Important Tax Update for Pakistani Businesses: Foreign Currency Account Income Now Fully Taxable In 2025

If your company is maintaining foreign currency accounts with Pakistani banks, a recent court decision is going to impact your tax obligations. The Islamabad High Court has ruled that resident companies must pay income tax on earnings from these accounts, closing a previously available exemption.

What This Means for Your Business

Many of the Pakistani businesses use foreign currency accounts for international transactions, export proceeds, or maintaining foreign currency reserves. Until now, some of the Pakistani companies believed that interest and other income from these accounts might be exempt from taxation. But, the court has clarified that this is not the case, from now, all the income generated from foreign currency accounts is clearly taxable for Pakistani companies.

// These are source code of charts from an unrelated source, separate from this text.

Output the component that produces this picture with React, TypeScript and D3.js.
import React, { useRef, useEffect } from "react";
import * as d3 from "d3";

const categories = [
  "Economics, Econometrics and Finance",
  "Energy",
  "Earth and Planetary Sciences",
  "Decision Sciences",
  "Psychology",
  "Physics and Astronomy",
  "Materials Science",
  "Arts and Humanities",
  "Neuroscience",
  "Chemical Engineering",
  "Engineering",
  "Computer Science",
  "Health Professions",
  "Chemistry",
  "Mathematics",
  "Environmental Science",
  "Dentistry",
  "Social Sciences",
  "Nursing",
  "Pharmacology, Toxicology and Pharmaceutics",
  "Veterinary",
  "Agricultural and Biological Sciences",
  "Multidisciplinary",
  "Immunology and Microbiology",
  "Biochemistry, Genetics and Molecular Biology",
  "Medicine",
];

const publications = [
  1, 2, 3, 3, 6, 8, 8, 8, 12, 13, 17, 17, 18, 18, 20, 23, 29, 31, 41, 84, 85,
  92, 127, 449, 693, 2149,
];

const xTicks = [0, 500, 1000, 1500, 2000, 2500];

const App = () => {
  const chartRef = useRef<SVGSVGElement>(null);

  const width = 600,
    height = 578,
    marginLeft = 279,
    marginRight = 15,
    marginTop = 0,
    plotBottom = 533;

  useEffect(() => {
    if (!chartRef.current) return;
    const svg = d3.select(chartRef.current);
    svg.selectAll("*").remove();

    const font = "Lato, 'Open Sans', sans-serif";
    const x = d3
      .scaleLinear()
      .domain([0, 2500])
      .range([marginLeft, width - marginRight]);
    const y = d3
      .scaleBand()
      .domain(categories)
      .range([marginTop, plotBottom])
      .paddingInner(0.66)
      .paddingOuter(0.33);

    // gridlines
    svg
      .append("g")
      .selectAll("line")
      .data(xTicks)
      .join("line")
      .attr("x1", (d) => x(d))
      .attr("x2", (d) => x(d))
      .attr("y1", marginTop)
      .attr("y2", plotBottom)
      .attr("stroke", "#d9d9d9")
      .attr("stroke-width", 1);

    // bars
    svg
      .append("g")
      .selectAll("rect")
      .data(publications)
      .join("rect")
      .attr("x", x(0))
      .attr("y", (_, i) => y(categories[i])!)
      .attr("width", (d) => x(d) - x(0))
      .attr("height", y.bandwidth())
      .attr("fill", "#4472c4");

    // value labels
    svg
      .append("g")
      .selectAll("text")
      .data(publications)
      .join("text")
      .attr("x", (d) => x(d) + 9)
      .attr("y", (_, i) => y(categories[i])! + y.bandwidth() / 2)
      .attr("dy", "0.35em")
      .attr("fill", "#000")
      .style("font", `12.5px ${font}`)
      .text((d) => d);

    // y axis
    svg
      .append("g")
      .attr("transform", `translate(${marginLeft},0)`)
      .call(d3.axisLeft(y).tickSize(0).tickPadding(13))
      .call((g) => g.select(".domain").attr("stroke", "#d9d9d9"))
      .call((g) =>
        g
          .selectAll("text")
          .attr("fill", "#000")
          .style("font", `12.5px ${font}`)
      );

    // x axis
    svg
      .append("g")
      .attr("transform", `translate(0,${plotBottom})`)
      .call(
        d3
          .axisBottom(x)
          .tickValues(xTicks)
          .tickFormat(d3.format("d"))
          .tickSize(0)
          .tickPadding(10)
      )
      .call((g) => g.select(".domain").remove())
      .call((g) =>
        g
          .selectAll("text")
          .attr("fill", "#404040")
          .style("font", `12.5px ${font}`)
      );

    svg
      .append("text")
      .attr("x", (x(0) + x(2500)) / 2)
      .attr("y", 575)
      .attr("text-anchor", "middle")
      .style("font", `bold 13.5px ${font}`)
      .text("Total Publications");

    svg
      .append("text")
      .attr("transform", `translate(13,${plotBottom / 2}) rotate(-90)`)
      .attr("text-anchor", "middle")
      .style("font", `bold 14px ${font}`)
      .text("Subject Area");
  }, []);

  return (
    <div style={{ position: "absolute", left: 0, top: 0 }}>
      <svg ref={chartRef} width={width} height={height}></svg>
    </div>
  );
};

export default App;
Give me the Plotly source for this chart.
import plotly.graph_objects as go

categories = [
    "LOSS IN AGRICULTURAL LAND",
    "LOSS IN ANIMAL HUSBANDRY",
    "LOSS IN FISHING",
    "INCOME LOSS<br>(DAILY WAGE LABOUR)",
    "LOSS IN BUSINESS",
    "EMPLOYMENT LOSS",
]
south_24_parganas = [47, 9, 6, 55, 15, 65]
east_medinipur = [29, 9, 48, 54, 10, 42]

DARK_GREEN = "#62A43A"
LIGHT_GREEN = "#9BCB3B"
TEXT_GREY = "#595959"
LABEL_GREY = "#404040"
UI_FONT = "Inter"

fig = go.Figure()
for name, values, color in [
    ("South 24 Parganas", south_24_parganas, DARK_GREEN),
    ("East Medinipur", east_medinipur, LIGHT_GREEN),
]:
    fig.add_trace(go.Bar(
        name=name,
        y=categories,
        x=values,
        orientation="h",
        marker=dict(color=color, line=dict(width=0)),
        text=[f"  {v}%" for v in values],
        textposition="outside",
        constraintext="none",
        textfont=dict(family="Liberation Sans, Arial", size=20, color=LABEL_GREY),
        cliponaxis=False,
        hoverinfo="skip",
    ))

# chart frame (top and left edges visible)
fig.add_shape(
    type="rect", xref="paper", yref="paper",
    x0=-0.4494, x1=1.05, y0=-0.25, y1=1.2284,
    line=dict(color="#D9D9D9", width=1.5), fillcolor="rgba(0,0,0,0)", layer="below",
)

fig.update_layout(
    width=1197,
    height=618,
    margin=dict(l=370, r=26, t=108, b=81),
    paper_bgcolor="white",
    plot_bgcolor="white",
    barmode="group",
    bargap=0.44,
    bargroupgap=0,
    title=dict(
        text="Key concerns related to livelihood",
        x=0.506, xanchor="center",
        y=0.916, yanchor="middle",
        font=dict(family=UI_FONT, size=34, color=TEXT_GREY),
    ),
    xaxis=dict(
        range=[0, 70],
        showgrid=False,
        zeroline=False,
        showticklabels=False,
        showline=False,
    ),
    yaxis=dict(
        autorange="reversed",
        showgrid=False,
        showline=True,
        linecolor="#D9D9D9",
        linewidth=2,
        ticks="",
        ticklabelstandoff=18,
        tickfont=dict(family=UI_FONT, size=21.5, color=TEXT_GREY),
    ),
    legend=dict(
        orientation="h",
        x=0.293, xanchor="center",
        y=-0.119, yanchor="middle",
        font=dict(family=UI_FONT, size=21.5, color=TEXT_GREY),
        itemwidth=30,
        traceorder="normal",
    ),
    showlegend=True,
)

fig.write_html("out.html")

Practical Implications for Business Owners

Remember, you now should be ensuring that all your earnings from foreign currency accounts are properly declared in your tax returns. This can include:

  • Interest you’ve earned on foreign currency deposits
  • Exchange rate gained on foreign currency holdings
  • Any other income derived from these accounts

Many of the small and medium businesses mistakenly believed these earnings were exempt, until now, particularly if they were using these accounts for export-related activities. But, the court’s decision has removed this confusion.

Action Steps for Compliance

To avoid the penalties or legal issues with your business, we recommend taking these immediate steps today:

  1. Review your foreign currency account statements for current and previous tax years
  2. Identify any of your interest or other type of income that may not have been declared yet
  3. Consider to file your amended returns if you discover undeclared income
  4. Update your accounting processes so that you can ensure proper tracking of income in future

Why This Matters for Your Bottom Line

This new ruling means your company may have additional tax liabilities for the current and previous years. Proper accounting for these earnings is really essential to avoid unexpected tax bills or penalties during your company FBR audits. Many of the Pakistani businesses are using foreign currency accounts for legitimate operational needs, but the tax implications must now be properly addressed.

Looking Ahead

The court’s decision provides clarity but also adds to the tax compliance burden for businesses engaged in the international trade or maintaining your foreign currency reserves. Working with your tax advisor to ensure proper compliance can help you to avoid any future disputes with tax authorities.

This update is particularly important for exporters, importers, and businesses with international operations. If your company falls into these categories, we recommend consulting with your tax professional to assess your specific situation and ensure full compliance with this new interpretation of tax law.